Readers interested in more economics-based arguments against the bailout can search on that term above and will find no shortage of prose to occupy their time. In fact, we offered our own tax-based, private capital solution in A Better Solution (than a government takeover) that seemed rather obvious and certainly worth attempting before the massive government takeover.
The End of a Disastrous September
One of America’s largest companies had a disastrous September, and it was touch-and-go there for awhile. A company that some thought too big to fail, failed miserably.
As we have all seen, when a gigantic company on the coast suffers, even from self-inflicted wounds, it can negatively affect all of us in the fly-over.
There were clear warning signs in August. In fact, we wrote about them, but it was too little, too late, and the metaphorical train wreck occurred.
Despite our near-Libertarian stance on economic issues, we were prepared to call for government intervention. Fortunately, it never came to that.

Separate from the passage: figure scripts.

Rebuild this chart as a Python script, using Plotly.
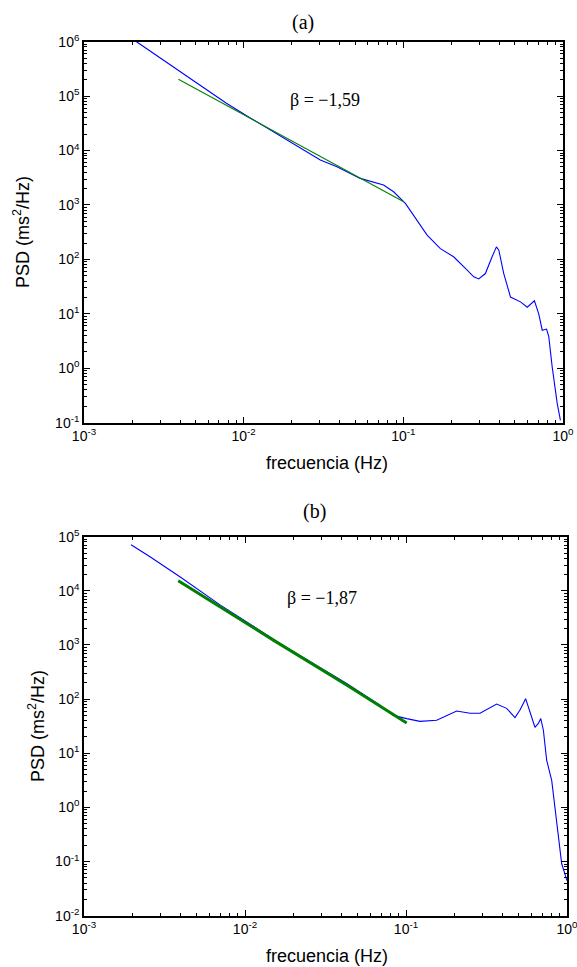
import plotly.graph_objects as go

# ---------------- panel (a) ----------------
freq_a = [0.002133, 0.002594, 0.003981, 0.005333, 0.007798, 0.01099, 0.01959, 0.03020,
          0.03837, 0.05370, 0.07516, 0.08690, 0.1030, 0.1409, 0.1706, 0.2065, 0.2449,
          0.2761, 0.2965, 0.3266, 0.3597, 0.3828, 0.3963, 0.4256, 0.4688, 0.5420,
          0.5970, 0.6622, 0.7047, 0.7413, 0.7889, 0.8147, 0.8551, 0.9204, 0.9638]
psd_a = [1.0e6, 6.76e5, 2.88e5, 1.62e5, 7.41e4, 3.98e4, 1.45e4, 6.68e3,
         5.04e3, 3.08e3, 2.32e3, 1.75e3, 1.07e3, 280, 158, 112, 68.4,
         47.9, 43.7, 55.0, 112, 170, 148, 55, 20.4, 16.6,
         13.2, 17.4, 10.0, 5.0, 5.25, 3.8, 1.07, 0.224, 0.110]
fit_freq_a = [0.0039, 0.01099, 0.01959, 0.0302, 0.0513, 0.1005]
fit_psd_a = [2.04e5, 3.9e4, 1.55e4, 7.78e3, 3.34e3, 1.15e3]
beta_a = "β = −1,59"

# ---------------- panel (b) ----------------
freq_b = [0.00196, 0.00257, 0.00394, 0.0070, 0.01648, 0.02655, 0.0428, 0.069,
          0.0834, 0.101, 0.122, 0.155, 0.2065, 0.250, 0.2884, 0.3656, 0.4217,
          0.4753, 0.5105, 0.5534, 0.589, 0.6324, 0.664, 0.687, 0.713, 0.748,
          0.8035, 0.841, 0.883, 0.927, 1.0]
psd_b = [7.11e4, 4.27e4, 1.82e4, 5.5e3, 1.07e3, 457, 195, 77.6,
         50.1, 43.7, 38.9, 40.7, 60.3, 55, 55, 81.3, 67.6,
         45.7, 63.1, 102, 55, 30.2, 35.5, 43.7, 26.9, 7.41,
         3.16, 1.02, 0.282, 0.091, 0.0447]
fit_freq_b = [0.00385, 0.015, 0.0428, 0.069, 0.101]
fit_psd_b = [1.54e4, 1.23e3, 182, 74, 36.3]
beta_b = "β = −1,87"

titles = ["(a)", "(b)"]
x_label = "frecuencia (Hz)"
y_label = "PSD (ms<sup>2</sup>/Hz)"
x_exps = [-3, -2, -1, 0]
y_exps_a = [-1, 0, 1, 2, 3, 4, 5, 6]
y_exps_b = [-2, -1, 0, 1, 2, 3, 4, 5]

W, H = 577, 967
BLUE = "#0000FF"
GREEN = "#008000"
SANS = "Liberation Sans, Arial, sans-serif"
SERIF = "Liberation Serif, Times New Roman, serif"

fig = go.Figure()
fig.add_trace(go.Scatter(x=freq_a, y=psd_a, mode="lines", line=dict(color=BLUE, width=1.1),
                         xaxis="x", yaxis="y", showlegend=False))
fig.add_trace(go.Scatter(x=fit_freq_a, y=fit_psd_a, mode="lines", line=dict(color=GREEN, width=1.1),
                         xaxis="x", yaxis="y", showlegend=False))
fig.add_trace(go.Scatter(x=freq_b, y=psd_b, mode="lines", line=dict(color=BLUE, width=1.1),
                         xaxis="x2", yaxis="y2", showlegend=False))
fig.add_trace(go.Scatter(x=fit_freq_b, y=fit_psd_b, mode="lines", line=dict(color=GREEN, width=3),
                         xaxis="x2", yaxis="y2", showlegend=False))


def sup(e):
    return "10<sup>%d</sup>" % e


def minor_vals(exps):
    return [m * 10.0 ** e for e in exps[:-1] for m in range(2, 10)]


def axis(domain, exps, anchor):
    return dict(
        type="log", domain=domain, anchor=anchor, automargin=False,
        range=[exps[0], exps[-1]],
        tickmode="array", tickvals=[10.0 ** e for e in exps], ticktext=[sup(e) for e in exps],
        ticks="inside", ticklen=6, tickwidth=1.3, tickcolor="black",
        ticklabeloverflow="allow",
        minor=dict(tickmode="array", tickvals=minor_vals(exps), ticks="inside",
                   ticklen=3, tickwidth=1, tickcolor="black", showgrid=False),
        showline=True, linecolor="black", linewidth=1.6, mirror="ticks",
        showgrid=False, zeroline=False,
        tickfont=dict(family=SANS, size=14, color="black"),
    )


xa_dom = [84 / W, 563 / W]
xb_dom = [84 / W, 567 / W]
ya_dom = [1 - 422.7 / H, 1 - 41.7 / H]
yb_dom = [1 - 915.7 / H, 1 - 536.7 / H]

fig.update_layout(
    template="none",
    width=W, height=H, autosize=False,
    margin=dict(l=0, r=0, t=0, b=0, pad=0),
    paper_bgcolor="white", plot_bgcolor="white",
    xaxis=axis(xa_dom, x_exps, "y"),
    yaxis=axis(ya_dom, y_exps_a, "x"),
    xaxis2=axis(xb_dom, x_exps, "y2"),
    yaxis2=axis(yb_dom, y_exps_b, "x2"),
)


def note(text, px, py, font, size, angle=0):
    return dict(text=text, x=px / W, y=1 - py / H, xref="paper", yref="paper",
                xanchor="center", yanchor="middle", textangle=angle,
                showarrow=False, font=dict(family=font, size=size, color="black"))


ann = [
    note(titles[0], 303, 22, SERIF, 20),
    note(titles[1], 315, 511, SERIF, 20),
    note(x_label, 327, 463, SANS, 18),
    note(x_label, 327, 956, SANS, 18),
    note(y_label, 21, 232, SANS, 18, -90),
    note(y_label, 36, 726, SANS, 18, -90),
    note(beta_a, 325, 100, SERIF, 18),
    note(beta_b, 322.5, 597.5, SERIF, 18),
]
fig.update_layout(annotations=ann)

fig.write_html(
    "out.html",
    config={"displayModeBar": False},
    post_script="document.body.style.margin='0';document.body.style.padding='0';"
                "document.documentElement.style.overflow='hidden';",
)
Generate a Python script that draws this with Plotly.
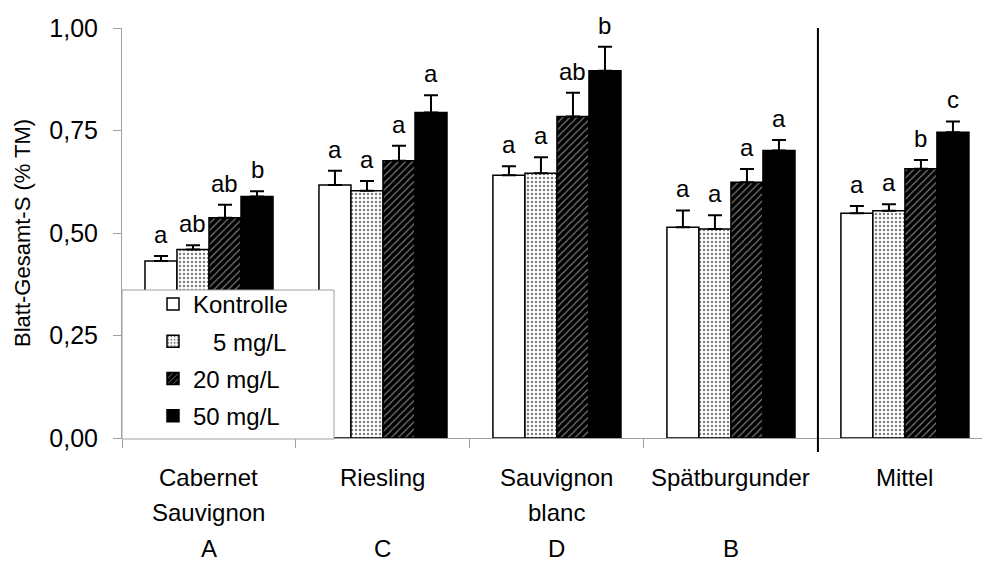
import plotly.graph_objects as go

# ---- data ----
categories = ["Cabernet Sauvignon", "Riesling", "Sauvignon blanc", "Spätburgunder", "Mittel"]
label_line1 = ["Cabernet", "Riesling", "Sauvignon", "Spätburgunder", "Mittel"]
label_line2 = ["Sauvignon", "", "blanc", "", ""]
group_letters = ["A", "C", "D", "B", ""]

series_names = ["Kontrolle", "\u00a0\u00a0\u00a05 mg/L", "20 mg/L", "50 mg/L"]

kontrolle = [0.432, 0.617, 0.641, 0.514, 0.548]
mg5 = [0.460, 0.603, 0.646, 0.510, 0.554]
mg20 = [0.537, 0.676, 0.784, 0.624, 0.657]
mg50 = [0.589, 0.794, 0.896, 0.701, 0.746]

err_kontrolle = [0.012, 0.035, 0.022, 0.041, 0.018]
err_mg5 = [0.010, 0.024, 0.039, 0.033, 0.016]
err_mg20 = [0.032, 0.037, 0.058, 0.032, 0.021]
err_mg50 = [0.013, 0.042, 0.058, 0.026, 0.026]

sig_kontrolle = ["a", "a", "a", "a", "a"]
sig_mg5 = ["ab", "a", "a", "a", "a"]
sig_mg20 = ["ab", "a", "ab", "a", "b"]
sig_mg50 = ["b", "a", "b", "a", "c"]

y_ticks = [0, 0.25, 0.5, 0.75, 1.0]

# ---- styling ----
FONT = "Liberation Sans, Arial, sans-serif"
W, H = 982, 563
ML, MR, MT, MB = 122, 0, 28, 125
BARGAP = 0.264
XMAX = 4.443

values = [kontrolle, mg5, mg20, mg50]
errors = [err_kontrolle, err_mg5, err_mg20, err_mg50]
sigs = [sig_kontrolle, sig_mg5, sig_mg20, sig_mg50]
markers = [
    dict(color="white", line=dict(color="black", width=1.5)),
    dict(color="white", line=dict(color="black", width=1.5),
         pattern=dict(shape=".", fgcolor="black", bgcolor="white", size=4, solidity=0.3)),
    dict(color="black", line=dict(color="black", width=1.5),
         pattern=dict(shape="/", fgcolor="white", bgcolor="black", size=5, solidity=0.22)),
    dict(color="black", line=dict(color="black", width=1.5)),
]

fig = go.Figure()
for name, vals, errs, mk in zip(series_names, values, errors, markers):
    fig.add_trace(go.Bar(
        x=categories, y=vals, name=name, marker=mk, legendgroup=name,
        error_y=dict(type="data", symmetric=False, array=errs,
                     arrayminus=[0] * len(errs), color="black", thickness=2, width=7),
    ))

plot_w = W - ML - MR
cat_px = plot_w / (XMAX + 0.5)
bar_px = cat_px * (1 - BARGAP) / len(series_names)

annotations = []
# significance letters
for si, (vals, errs, letters) in enumerate(zip(values, errors, sigs)):
    shift = (si - (len(series_names) - 1) / 2) * bar_px
    for cat, v, e, t in zip(categories, vals, errs, letters):
        annotations.append(dict(x=cat, y=v + e, xref="x", yref="y", text=t,
                                showarrow=False, yanchor="bottom", xshift=shift, yshift=6,
                                font=dict(size=24, color="black", family=FONT)))

# category labels (two lines) and group letters
def py(pix):
    return (H - MB - pix) / (H - MT - MB)

for cat, l1, l2, g in zip(categories, label_line1, label_line2, group_letters):
    for txt, pix in ((l1, 477), (l2, 512), (g, 548)):
        if txt:
            annotations.append(dict(x=cat, y=py(pix), xref="x", yref="paper", text=txt,
                                    showarrow=False, yanchor="middle",
                                    font=dict(size=24, color="black", family=FONT)))

# y-axis title
annotations.append(dict(x=-(ML - 22) / plot_w, y=0.5, xref="paper", yref="paper",
                        text="Blatt-Gesamt-S (% TM)", textangle=-90, showarrow=False,
                        xanchor="center", yanchor="middle",
                        font=dict(size=22, color="black", family=FONT)))

shapes = [
    # legend box
    dict(type="rect", xref="paper", yref="paper", x0=0.0, x1=(334 - ML) / plot_w,
         y0=py(439), y1=py(290), fillcolor="white", line=dict(color="#a0a0a0", width=1),
         layer="above"),
    # separator before "Mittel"
    dict(type="line", xref="x", yref="paper", x0=len(categories) - 1.5, x1=len(categories) - 1.5,
         y0=py(452), y1=1.0, line=dict(color="black", width=2), layer="above"),
]

fig.update_layout(
    width=W, height=H,
    margin=dict(l=ML, r=MR, t=MT, b=MB, pad=0),
    paper_bgcolor="white", plot_bgcolor="white",
    font=dict(family=FONT, size=24, color="black"),
    separators=",.",
    barmode="group", bargap=BARGAP, bargroupgap=0,
    showlegend=True,
    legend=dict(x=(153 - ML) / plot_w, y=py(282), xanchor="left", yanchor="top",
                bgcolor="rgba(0,0,0,0)", borderwidth=0, tracegroupgap=3,
                font=dict(size=24, family=FONT, color="black")),
    annotations=annotations,
    shapes=shapes,
)
fig.update_xaxes(
    type="category", range=[-0.5, XMAX], showticklabels=False,
    showline=True, linecolor="#a0a0a0", linewidth=1,
    ticks="outside", tickson="boundaries", ticklen=9, tickcolor="#a0a0a0",
    showgrid=False, zeroline=False, fixedrange=True,
)
fig.update_yaxes(
    range=[0, 1], tickvals=y_ticks, tickformat=".2f",
    showline=True, linecolor="#a0a0a0", linewidth=1,
    ticks="outside", ticklen=8, tickcolor="#a0a0a0", ticklabelstandoff=10,
    tickfont=dict(size=25, family=FONT, color="black"),
    showgrid=False, zeroline=False, fixedrange=True,
)

fig.write_html("out.html", config={"displayModeBar": False},
               post_script="document.body.style.margin='0';")
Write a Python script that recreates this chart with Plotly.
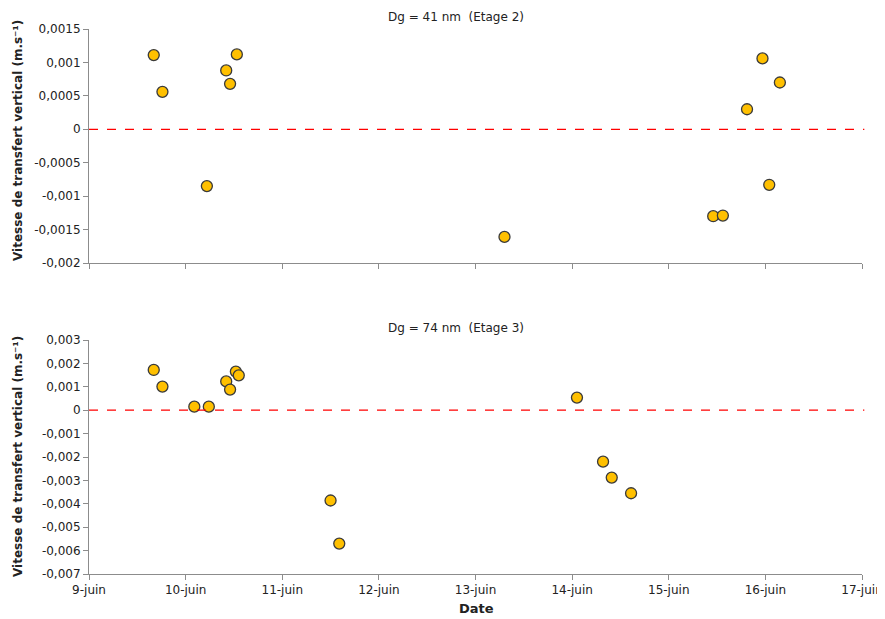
import plotly.graph_objects as go
from datetime import datetime, timedelta

base = datetime(2000, 6, 9)

def to_dates(days):
    return [base + timedelta(days=d - 9) for d in days]

# Panel 1: Dg = 41 nm (Etage 2)
days_41 = [9.67, 9.76, 10.22, 10.42, 10.46, 10.53, 13.30, 15.46, 15.56, 15.81, 15.97, 16.04, 16.15]
vals_41 = [0.00111, 0.00056, -0.00085, 0.00088, 0.00068, 0.00112, -0.00161, -0.00130, -0.00129,
           0.00030, 0.00106, -0.00083, 0.00070]

# Panel 2: Dg = 74 nm (Etage 3)
days_74 = [9.67, 9.76, 10.09, 10.24, 10.42, 10.46, 10.52, 10.55, 11.50, 11.59, 14.05, 14.32, 14.41, 14.61]
vals_74 = [0.00172, 0.00101, 0.00015, 0.00015, 0.00123, 0.00088, 0.00165, 0.00149, -0.00386, -0.00570,
           0.00054, -0.00220, -0.00288, -0.00355]

titles = ["Dg = 41 nm  (Etage 2)", "Dg = 74 nm  (Etage 3)"]
y_title = "Vitesse de transfert vertical (m.s⁻¹)"
x_title = "Date"

x_tick_days = [9, 10, 11, 12, 13, 14, 15, 16, 17]
x_tick_labels = ["9-juin", "10-juin", "11-juin", "12-juin", "13-juin", "14-juin", "15-juin", "16-juin", "17-juin"]

y1_ticks = [0.0015, 0.001, 0.0005, 0, -0.0005, -0.001, -0.0015, -0.002]
y1_labels = ["0,0015", "0,001", "0,0005", "0", "-0,0005", "-0,001", "-0,0015", "-0,002"]
y2_ticks = [0.003, 0.002, 0.001, 0, -0.001, -0.002, -0.003, -0.004, -0.005, -0.006, -0.007]
y2_labels = ["0,003", "0,002", "0,001", "0", "-0,001", "-0,002", "-0,003", "-0,004", "-0,005", "-0,006", "-0,007"]

# page body has an 8px margin: figure drawn at (8, 8)
OFF = 8
W, H = 885 - OFF, 619 - OFF
L, R = 89 - OFF, 23
FONT = "DejaVu Sans"
AX = "#8c8c8c"

def py(px):
    return (H - (px - OFF)) / H

top_dom = [py(263), py(29)]
bot_dom = [py(574), py(340)]

marker = dict(size=11, color="#FFC000", line=dict(color="#3a3a3a", width=1.3))

fig = go.Figure()
fig.add_trace(go.Scatter(x=to_dates(days_41), y=vals_41, mode="markers", marker=marker,
                         xaxis="x", yaxis="y", showlegend=False))
fig.add_trace(go.Scatter(x=to_dates(days_74), y=vals_74, mode="markers", marker=marker,
                         xaxis="x2", yaxis="y2", showlegend=False))

xr = [to_dates([9])[0], to_dates([17])[0]]
common_x = dict(range=xr, showgrid=False, zeroline=False, showline=True, linecolor=AX, linewidth=1,
                ticks="outside", tickcolor=AX, ticklen=5, tickvals=to_dates(x_tick_days),
                ticktext=x_tick_labels, tickfont=dict(family=FONT, size=12, color="#222"),
                domain=[0, 1], automargin=False)
common_y = dict(showgrid=False, zeroline=False, showline=True, linecolor=AX, linewidth=1,
                ticks="outside", tickcolor=AX, ticklen=5, automargin=False,
                tickfont=dict(family=FONT, size=12, color="#222"))

fig.update_layout(
    width=W, height=H,
    margin=dict(l=L, r=R, t=0, b=0, autoexpand=False),
    paper_bgcolor="white", plot_bgcolor="white",
    xaxis=dict(common_x, anchor="y", showticklabels=False),
    yaxis=dict(common_y, domain=top_dom, range=[-0.002, 0.0015], tickvals=y1_ticks, ticktext=y1_labels, anchor="x"),
    xaxis2=dict(common_x, anchor="y2"),
    yaxis2=dict(common_y, domain=bot_dom, range=[-0.007, 0.003], tickvals=y2_ticks, ticktext=y2_labels, anchor="x2"),
    shapes=[
        dict(type="line", xref="x domain", yref="y", x0=0, x1=1.003, y0=0, y1=0,
             line=dict(color="#ff0000", width=1.3, dash="dash")),
        dict(type="line", xref="x2 domain", yref="y2", x0=0, x1=1.003, y0=0, y1=0,
             line=dict(color="#ff0000", width=1.3, dash="dash")),
    ],
)

pw = W - L - R
def pxx(px):
    return (px - OFF - L) / pw

ann = []
ann.append(dict(text=titles[0], x=pxx(456), y=py(17), xref="paper", yref="paper", showarrow=False,
                font=dict(family=FONT, size=12, color="#222"), xanchor="center", yanchor="middle"))
ann.append(dict(text=titles[1], x=pxx(456), y=py(328), xref="paper", yref="paper", showarrow=False,
                font=dict(family=FONT, size=12, color="#222"), xanchor="center", yanchor="middle"))
for yc in (141, 457):
    ann.append(dict(text=y_title, x=pxx(18), y=py(yc), xref="paper", yref="paper", showarrow=False,
                    textangle=-90, font=dict(family=FONT, size=12, color="#222", weight="bold"),
                    xanchor="center", yanchor="middle"))
ann.append(dict(text=x_title, x=pxx(476), y=py(608), xref="paper", yref="paper", showarrow=False,
                font=dict(family=FONT, size=13, color="#222", weight="bold"), xanchor="center", yanchor="middle"))
fig.update_layout(annotations=ann)

fig.write_html("out.html")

Microsoft seems to have ditched the Jerry Seinfeld advertising campaign.
We initially wrote about Microsoft’s decision to use the former comedian in Seinfeld, a Youthful 54.
After the first ad, we wrote, Seinfeld + Gates = Mac Sales, Or Maybe Not, where we began to suspect that Bill Gates had an ulterior motive and was more clever than the hiring of Seinfeld would indicate.
Until now, we have never mentioned the second ad; it was just too weird and way too creepy and we were trying to repress it. Had we seen it twice we might have had nightmares about those two doing their nails in the older princess’s room.
We’re glad to see the “I’m a PC” commercials, and much prefer the muscular, “tyranny of the masses” approach – where almost everyone in every field uses PCs (hopefully, peer pressure may be enough to get the other 300 people to switch) – to two old men acting like teenage girls. Err, let’s hope they were acting.